_THE RECORDS_

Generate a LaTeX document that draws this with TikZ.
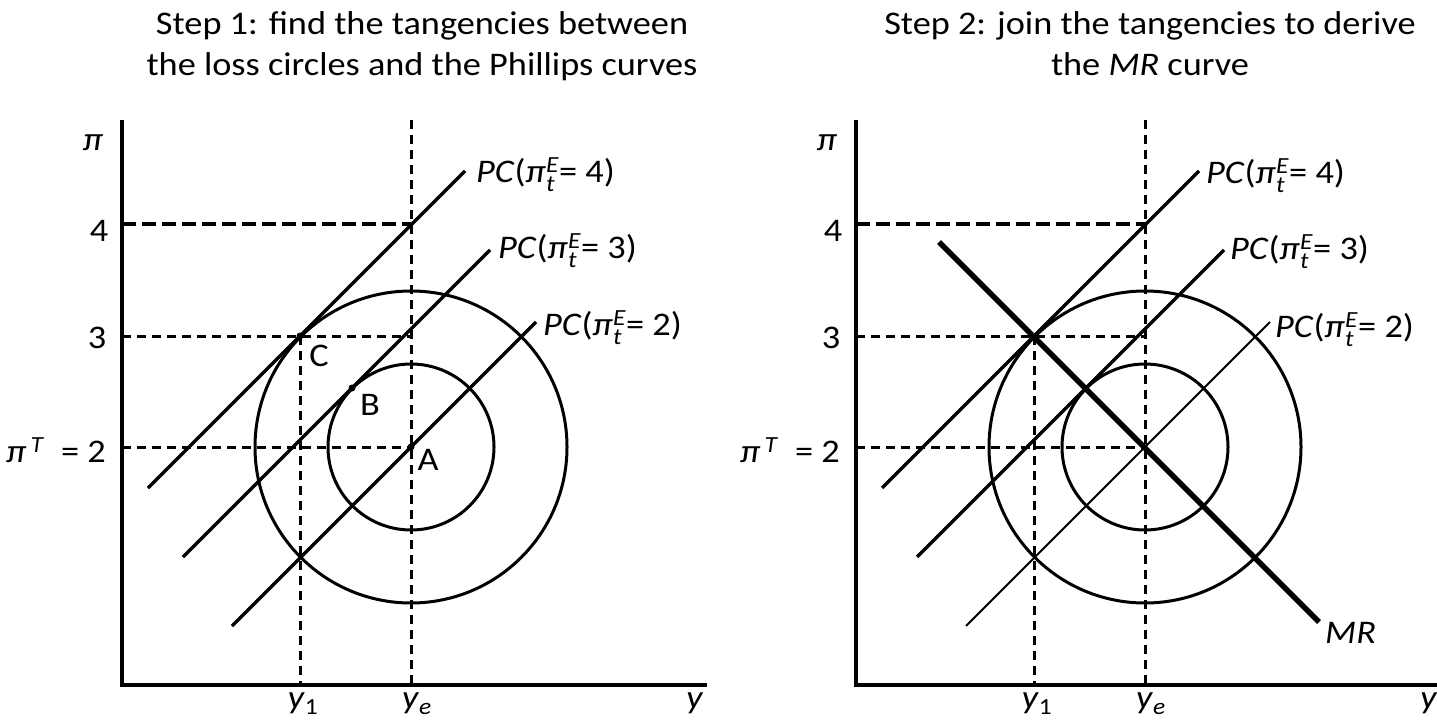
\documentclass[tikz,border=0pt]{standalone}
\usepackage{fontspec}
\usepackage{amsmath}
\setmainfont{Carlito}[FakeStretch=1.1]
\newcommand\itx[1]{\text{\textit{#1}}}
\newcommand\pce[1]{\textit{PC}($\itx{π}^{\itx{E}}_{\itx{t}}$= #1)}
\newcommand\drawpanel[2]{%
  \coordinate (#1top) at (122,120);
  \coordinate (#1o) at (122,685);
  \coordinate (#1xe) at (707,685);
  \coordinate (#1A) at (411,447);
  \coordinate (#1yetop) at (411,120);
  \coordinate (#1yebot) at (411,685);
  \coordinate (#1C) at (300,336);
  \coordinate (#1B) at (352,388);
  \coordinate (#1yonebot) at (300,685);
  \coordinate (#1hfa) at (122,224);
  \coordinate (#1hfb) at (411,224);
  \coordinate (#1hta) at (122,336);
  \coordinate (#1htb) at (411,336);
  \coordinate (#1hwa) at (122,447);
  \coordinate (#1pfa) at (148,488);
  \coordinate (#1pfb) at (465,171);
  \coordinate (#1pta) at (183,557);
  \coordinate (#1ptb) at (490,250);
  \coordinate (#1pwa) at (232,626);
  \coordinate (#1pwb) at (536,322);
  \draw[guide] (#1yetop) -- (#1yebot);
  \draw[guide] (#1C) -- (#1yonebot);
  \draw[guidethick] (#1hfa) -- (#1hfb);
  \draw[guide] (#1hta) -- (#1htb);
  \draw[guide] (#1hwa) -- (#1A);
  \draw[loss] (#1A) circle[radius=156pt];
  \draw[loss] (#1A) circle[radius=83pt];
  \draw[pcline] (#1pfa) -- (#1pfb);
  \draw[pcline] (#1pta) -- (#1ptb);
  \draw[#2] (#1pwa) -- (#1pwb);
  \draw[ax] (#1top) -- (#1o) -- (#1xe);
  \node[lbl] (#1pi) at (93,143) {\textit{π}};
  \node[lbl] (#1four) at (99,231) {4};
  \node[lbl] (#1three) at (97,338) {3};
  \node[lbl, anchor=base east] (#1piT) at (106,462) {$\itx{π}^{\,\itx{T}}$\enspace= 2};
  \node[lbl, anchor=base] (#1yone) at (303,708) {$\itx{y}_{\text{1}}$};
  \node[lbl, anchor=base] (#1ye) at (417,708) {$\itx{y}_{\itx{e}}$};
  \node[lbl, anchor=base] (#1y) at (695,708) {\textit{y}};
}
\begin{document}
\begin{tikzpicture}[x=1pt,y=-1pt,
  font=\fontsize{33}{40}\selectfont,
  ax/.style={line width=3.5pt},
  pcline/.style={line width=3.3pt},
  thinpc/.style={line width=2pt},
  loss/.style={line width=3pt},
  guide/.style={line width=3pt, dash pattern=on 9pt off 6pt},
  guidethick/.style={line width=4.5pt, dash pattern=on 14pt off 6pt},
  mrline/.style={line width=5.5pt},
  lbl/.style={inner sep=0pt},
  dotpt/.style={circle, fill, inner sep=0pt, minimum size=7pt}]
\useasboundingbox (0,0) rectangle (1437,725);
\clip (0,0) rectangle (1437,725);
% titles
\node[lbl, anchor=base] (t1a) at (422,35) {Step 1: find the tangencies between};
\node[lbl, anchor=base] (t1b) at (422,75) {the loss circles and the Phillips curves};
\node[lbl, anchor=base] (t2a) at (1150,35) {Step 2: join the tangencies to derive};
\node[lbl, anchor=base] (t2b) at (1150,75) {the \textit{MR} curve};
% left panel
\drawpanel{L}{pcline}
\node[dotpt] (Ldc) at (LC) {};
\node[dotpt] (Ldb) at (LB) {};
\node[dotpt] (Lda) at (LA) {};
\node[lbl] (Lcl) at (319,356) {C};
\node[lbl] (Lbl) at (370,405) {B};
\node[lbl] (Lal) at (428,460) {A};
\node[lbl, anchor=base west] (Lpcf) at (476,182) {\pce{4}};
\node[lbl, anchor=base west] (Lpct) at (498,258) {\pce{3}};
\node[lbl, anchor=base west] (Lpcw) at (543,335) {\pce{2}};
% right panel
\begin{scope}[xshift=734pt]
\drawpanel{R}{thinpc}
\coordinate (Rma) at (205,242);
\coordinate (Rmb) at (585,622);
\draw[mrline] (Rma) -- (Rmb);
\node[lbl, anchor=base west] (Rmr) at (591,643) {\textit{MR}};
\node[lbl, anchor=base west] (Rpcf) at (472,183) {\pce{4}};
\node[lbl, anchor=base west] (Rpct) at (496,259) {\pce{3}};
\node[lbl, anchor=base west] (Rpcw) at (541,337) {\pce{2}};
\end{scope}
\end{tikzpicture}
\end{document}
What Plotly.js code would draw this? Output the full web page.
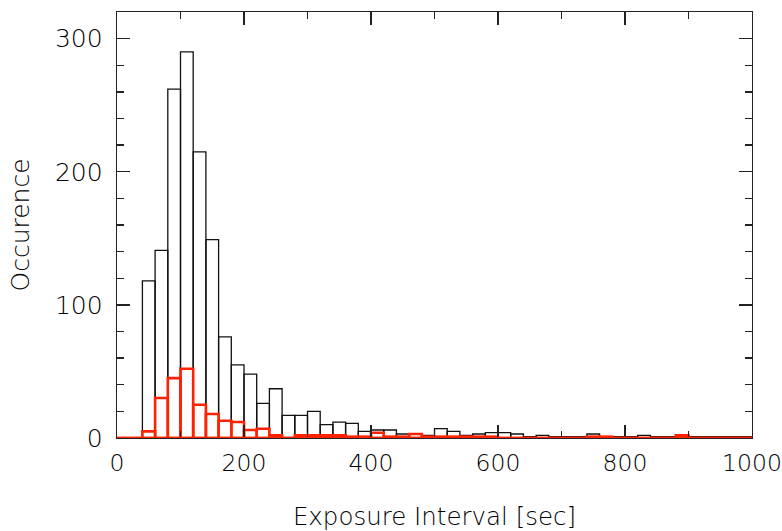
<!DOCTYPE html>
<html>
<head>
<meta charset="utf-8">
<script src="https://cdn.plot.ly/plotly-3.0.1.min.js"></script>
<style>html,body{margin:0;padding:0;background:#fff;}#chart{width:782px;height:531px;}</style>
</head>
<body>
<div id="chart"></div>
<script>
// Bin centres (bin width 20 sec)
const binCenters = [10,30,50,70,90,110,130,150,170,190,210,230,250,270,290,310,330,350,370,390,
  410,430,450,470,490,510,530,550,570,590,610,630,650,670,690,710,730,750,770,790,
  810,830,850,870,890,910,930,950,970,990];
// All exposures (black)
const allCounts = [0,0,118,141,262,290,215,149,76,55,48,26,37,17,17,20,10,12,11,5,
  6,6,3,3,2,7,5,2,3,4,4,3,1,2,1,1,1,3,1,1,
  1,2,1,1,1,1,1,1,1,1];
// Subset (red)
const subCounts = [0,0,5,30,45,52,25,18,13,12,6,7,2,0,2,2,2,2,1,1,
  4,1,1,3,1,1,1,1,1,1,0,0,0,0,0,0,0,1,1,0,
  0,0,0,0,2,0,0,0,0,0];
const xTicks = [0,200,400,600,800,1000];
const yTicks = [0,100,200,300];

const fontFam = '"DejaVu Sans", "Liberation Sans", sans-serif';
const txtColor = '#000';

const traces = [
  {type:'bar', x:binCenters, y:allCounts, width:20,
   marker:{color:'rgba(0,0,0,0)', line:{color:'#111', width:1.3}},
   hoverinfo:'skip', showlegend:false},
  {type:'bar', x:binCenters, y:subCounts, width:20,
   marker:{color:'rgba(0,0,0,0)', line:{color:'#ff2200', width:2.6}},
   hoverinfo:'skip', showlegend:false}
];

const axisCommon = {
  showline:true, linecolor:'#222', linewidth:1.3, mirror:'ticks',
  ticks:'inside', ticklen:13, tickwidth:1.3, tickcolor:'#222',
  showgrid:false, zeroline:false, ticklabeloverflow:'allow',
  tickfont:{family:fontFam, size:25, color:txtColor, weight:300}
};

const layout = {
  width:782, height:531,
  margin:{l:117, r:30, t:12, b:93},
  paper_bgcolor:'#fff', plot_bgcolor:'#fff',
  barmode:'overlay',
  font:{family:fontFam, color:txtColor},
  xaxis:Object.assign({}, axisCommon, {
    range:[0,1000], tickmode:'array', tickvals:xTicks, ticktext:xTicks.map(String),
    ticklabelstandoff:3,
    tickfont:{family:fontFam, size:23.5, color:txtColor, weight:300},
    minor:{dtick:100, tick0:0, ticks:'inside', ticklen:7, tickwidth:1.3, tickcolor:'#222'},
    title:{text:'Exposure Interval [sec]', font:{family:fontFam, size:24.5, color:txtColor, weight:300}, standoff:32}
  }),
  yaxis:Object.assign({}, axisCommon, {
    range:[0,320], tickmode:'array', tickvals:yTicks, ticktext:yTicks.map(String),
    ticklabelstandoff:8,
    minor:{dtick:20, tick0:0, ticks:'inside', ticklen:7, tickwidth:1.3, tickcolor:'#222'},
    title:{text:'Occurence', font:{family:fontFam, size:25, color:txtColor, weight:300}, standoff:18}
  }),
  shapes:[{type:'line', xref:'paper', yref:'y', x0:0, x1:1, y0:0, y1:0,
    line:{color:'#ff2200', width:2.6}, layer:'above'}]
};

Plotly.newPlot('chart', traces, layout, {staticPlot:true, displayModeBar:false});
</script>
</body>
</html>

_EXERCISE GOAL_
Leave the pictures out, and transcribe exactly the lines above starting at the one that contains "What Plotly.js code" and ending at the one that contains "const yTicks = [0,100,200,300];".

_OUTPUT FOR THIS TASK_
What Plotly.js code would draw this? Output the full web page.
<!DOCTYPE html>
<html>
<head>
<meta charset="utf-8">
<script src="https://cdn.plot.ly/plotly-3.0.1.min.js"></script>
<style>html,body{margin:0;padding:0;background:#fff;}#chart{width:782px;height:531px;}</style>
</head>
<body>
<div id="chart"></div>
<script>
// Bin centres (bin width 20 sec)
const binCenters = [10,30,50,70,90,110,130,150,170,190,210,230,250,270,290,310,330,350,370,390,
  410,430,450,470,490,510,530,550,570,590,610,630,650,670,690,710,730,750,770,790,
  810,830,850,870,890,910,930,950,970,990];
// All exposures (black)
const allCounts = [0,0,118,141,262,290,215,149,76,55,48,26,37,17,17,20,10,12,11,5,
  6,6,3,3,2,7,5,2,3,4,4,3,1,2,1,1,1,3,1,1,
  1,2,1,1,1,1,1,1,1,1];
// Subset (red)
const subCounts = [0,0,5,30,45,52,25,18,13,12,6,7,2,0,2,2,2,2,1,1,
  4,1,1,3,1,1,1,1,1,1,0,0,0,0,0,0,0,1,1,0,
  0,0,0,0,2,0,0,0,0,0];
const xTicks = [0,200,400,600,800,1000];
const yTicks = [0,100,200,300];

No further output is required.